Things nearly came to an abrupt halt on our third date when I discovered he was Catholic. It was a twist for me, because I had deliberately filtered my internet dating search to only return profiles of people who were atheist or agnostic. It turned out Chris had accidentally missed the “religious and spiritual beliefs” section on his profile. His faith was confronting enough for this little atheist, but lack of attention to detail was the real shocker. I decided to put my pedantry aside and overlook this character flaw.
A few months after Chris and I started dating, events in my life unspooled further and it became clear to me that when it came to regaining my mental health, I had a long way to go.
I decided it was time to call things off. I took him out for coffee to end our relationship. I told him I adored him, that he was exactly the person I could see myself with, but that I couldn’t do a relationship right now. I told him it was stupid of me to have even tried and unfair of me to have lured him into my crazy life and messed him around. I needed to sort myself out before I could share my life with someone else, I told him. And since I had no idea how long that was going to take, we needed to break up.
Chris was quiet for a moment. He looked at me across the table. He took a sip of his long macchiato as I tried to gauge how much I’d hurt him. Chris and I had never argued, so I didn’t know what response I was going to get – anger, cruelty, sulking or indifference?
I braced myself for any and all of the standard responses. But then he replied, simply: “I’ll wait.”
Those two words were the purest expression of love I had ever experienced. Nobody had ever waited for me. Ever. Even the people who were supposed to love me didn’t wait for me.
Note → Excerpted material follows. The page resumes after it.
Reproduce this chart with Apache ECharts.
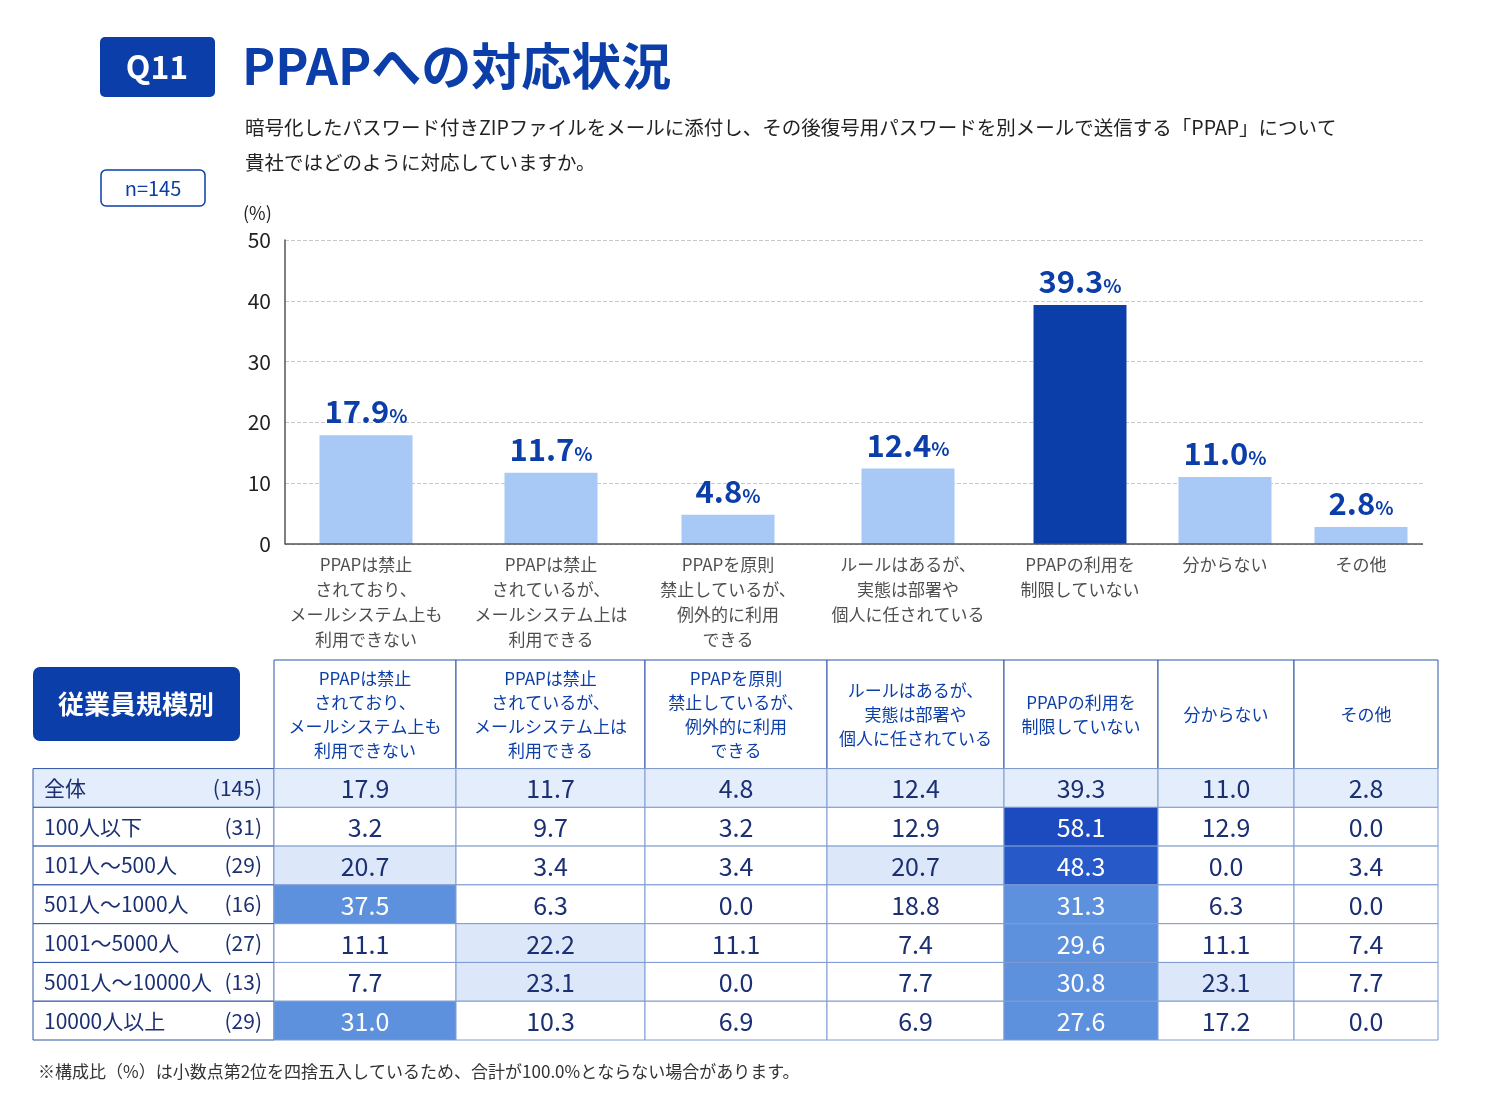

I had grown up believing love was only available to me if I kept up with someone else’s pace. I believed I only had a shot at being loved if I only showed the best version of myself. And here was a man seeing me at my lowest, most broken, most distressed and asking nothing from me but me.
Chris reached across the table and took my hand. “You’re going to get through this, puss cat,” he said. “And when you do I’ll be here.”
I took Christopher Bernard Scanlon to be my lawfully wedded husband 18 months later in a tiny (Catholic!!) church in Hobart, the same church his parents were married in 40 years earlier.
I knew then it was the smartest decision I had ever made in my life. Years later, I still know this to be true. Even though he still can’t fill in a bloody form correctly.